Me, Claudius: Back To The Sweat-Out Tower

sweat out

Linear Obsessional CDr and download

The machines are taking over. But not in the way you think. Instead of the sleek digital overlords of sci-fi films – Skynet, the Matrix and so on – what if there was a grass roots mechanical revolution, in which the distributed intelligences of our everyday devices decided to fuck us up on a very basic level? What if, by refusing to do what we expected them to do, these microchip servants enacted a classic switcheroo, skipping from servant to master via a passive aggressive withdrawal of cooperation, thus breaking down the machine-human compact in a blunt but profound manner?

This is the scenario envisaged by ‘Back To The Sweat-Out Tower’, the sophomore release from dub-glitch guru Me, Claudius. Its sparse, repetitive soundscapes present visions of a planet where humanity has been elbowed out of the picture by encroaching automation, its post-Fordist advancement so gradual that we didn’t even notice until too late. That door at work that suddenly can’t read your swipe card? The cashpoint that refuses to pay out the crisp tenners you asked for and then, to add insult to injury, swallows your card?
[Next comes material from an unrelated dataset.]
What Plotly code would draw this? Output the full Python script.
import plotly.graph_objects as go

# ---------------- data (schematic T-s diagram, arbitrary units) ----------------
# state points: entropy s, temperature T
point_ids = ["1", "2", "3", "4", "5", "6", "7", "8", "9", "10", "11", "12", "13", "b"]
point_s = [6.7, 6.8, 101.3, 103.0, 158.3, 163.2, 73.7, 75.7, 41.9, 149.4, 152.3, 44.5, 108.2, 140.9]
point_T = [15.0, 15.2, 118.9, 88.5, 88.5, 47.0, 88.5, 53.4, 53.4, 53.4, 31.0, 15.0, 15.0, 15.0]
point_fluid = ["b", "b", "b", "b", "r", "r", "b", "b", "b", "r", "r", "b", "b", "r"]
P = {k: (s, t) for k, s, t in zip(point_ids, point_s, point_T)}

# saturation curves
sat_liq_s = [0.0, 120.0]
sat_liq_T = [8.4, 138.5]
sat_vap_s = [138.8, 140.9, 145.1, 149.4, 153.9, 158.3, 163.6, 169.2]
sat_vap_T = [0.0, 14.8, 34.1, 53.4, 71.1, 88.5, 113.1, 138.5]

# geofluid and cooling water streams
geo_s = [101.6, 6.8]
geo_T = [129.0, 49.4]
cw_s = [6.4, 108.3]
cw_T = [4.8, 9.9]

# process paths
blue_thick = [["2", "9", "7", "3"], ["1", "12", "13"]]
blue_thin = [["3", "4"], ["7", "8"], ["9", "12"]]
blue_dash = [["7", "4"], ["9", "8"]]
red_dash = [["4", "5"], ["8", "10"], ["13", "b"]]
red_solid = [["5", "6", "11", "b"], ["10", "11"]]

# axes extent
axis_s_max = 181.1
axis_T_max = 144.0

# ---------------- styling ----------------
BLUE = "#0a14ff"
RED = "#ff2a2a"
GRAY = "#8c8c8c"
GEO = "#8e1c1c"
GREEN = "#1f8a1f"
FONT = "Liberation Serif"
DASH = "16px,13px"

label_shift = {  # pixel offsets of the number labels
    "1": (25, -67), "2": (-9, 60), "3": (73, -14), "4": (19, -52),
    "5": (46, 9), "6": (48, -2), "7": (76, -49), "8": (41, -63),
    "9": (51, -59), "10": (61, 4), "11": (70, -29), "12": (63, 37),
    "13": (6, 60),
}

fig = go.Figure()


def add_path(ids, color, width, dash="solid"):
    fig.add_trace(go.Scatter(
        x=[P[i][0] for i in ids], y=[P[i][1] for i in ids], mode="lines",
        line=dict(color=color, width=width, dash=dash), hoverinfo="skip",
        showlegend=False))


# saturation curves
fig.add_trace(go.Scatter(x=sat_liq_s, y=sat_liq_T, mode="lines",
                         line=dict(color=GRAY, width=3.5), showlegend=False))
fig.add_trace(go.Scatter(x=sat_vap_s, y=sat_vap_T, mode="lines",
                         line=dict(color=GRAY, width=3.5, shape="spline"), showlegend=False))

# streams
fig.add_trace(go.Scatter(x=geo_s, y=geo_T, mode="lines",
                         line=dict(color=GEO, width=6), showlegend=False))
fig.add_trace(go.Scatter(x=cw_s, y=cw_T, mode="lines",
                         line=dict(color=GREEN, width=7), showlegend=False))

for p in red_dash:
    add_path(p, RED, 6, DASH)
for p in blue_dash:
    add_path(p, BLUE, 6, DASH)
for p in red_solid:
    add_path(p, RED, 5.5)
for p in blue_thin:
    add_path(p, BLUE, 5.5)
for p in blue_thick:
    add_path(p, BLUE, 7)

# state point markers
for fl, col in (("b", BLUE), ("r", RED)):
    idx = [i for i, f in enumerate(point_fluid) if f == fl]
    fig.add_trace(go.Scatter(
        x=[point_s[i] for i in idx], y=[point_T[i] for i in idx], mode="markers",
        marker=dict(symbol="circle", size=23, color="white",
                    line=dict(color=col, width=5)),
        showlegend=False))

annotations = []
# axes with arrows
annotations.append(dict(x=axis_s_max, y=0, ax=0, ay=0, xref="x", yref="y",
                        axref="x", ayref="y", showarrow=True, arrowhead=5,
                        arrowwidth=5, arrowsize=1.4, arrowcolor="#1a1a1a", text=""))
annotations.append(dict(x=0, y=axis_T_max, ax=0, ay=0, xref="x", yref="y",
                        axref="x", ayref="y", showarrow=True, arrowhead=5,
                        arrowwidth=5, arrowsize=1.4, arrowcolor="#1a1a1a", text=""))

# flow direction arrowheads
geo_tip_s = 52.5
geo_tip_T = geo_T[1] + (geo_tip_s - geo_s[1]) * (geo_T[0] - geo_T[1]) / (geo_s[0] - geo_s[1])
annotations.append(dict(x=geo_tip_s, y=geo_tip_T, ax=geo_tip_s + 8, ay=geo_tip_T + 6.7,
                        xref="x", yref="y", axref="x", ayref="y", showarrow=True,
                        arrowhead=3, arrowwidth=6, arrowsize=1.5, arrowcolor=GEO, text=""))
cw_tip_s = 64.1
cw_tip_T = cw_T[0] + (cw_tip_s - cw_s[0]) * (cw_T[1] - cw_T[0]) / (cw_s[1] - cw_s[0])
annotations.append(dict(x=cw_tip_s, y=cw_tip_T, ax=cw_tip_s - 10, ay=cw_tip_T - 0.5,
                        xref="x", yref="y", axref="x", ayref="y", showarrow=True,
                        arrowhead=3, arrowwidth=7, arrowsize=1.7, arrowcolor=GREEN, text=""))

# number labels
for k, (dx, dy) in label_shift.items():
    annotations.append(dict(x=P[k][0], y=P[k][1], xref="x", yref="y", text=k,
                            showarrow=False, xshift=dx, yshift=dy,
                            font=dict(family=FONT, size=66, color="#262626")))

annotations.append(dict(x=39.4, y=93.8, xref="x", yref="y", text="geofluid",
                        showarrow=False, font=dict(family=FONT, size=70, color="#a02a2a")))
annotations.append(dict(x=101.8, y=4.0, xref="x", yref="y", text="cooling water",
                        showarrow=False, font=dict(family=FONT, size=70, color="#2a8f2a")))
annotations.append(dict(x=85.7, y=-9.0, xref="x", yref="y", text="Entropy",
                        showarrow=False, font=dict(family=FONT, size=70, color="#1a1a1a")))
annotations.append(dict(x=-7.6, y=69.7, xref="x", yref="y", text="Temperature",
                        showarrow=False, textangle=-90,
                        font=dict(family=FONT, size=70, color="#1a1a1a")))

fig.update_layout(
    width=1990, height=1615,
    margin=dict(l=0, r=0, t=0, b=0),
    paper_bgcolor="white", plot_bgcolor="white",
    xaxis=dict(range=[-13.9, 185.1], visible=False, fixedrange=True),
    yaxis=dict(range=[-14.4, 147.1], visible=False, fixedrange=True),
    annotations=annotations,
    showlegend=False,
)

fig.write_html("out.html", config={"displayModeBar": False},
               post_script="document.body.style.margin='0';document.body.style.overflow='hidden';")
All that, and then some. Computer says no. For real.

‘Back To The Sweat Out Tower’ achieves its dystopian vision mainly through a judicious sampling and looping that would do a crate-digging obsessive proud. But here the single-minded focus on the break that characterises those beat conductors is replaced by a soundscaper’s feel for texture and resonance. Carefully-assembled strata of buzzers, motors and chattering consumer goods evoke the ever-churning cycles of grid-powered hardware. On ‘Hold Your Shape, Church’, a repeated synthesized pinging brings to mind images of a malignant Tesco, its endless aisles transformed from shopper’s paradise to labyrinthine hell. Unexpected item in the bagging area. Have you swiped your Nectar card?

The fractured poetry of ‘Reasons For Balloons’, Me Claudius’ arresting debut on Dinzu Artefacts is mostly absent, although occasionally, as on ‘Sleeve Him’, one can make out the whispers of human speech. But these are more like ghost echoes, sonic afterimages that persist long after the fleshy bodies of the Homo Sapiens have retreated. Those ethereal syllables return in ‘This Is Where I Floated My…’, this time resembling junk bytes from a text-to-speech beta test. That digital debris is threaded through a bumpy mosaic of clank and whirr that moves, gradually, from interlocking pulsations into dissonant snarls and crashes, a resource war bashed out by opposing armies of photocopiers and laser printers over a dwindling supply of toner cartridges.

And by the time the title track rolls around at the end of the album, inter-product line violence has slipped into a busy, hectic peace. The overlapping bloops and scratches mesh into a self-facilitating network from some Nathan Barley-esque nightmare. In fact, so self-satisfied do these scrobbling pulsations sound that it’s easy to imagine smugness, not domination, as the ultimate algorithmic goal.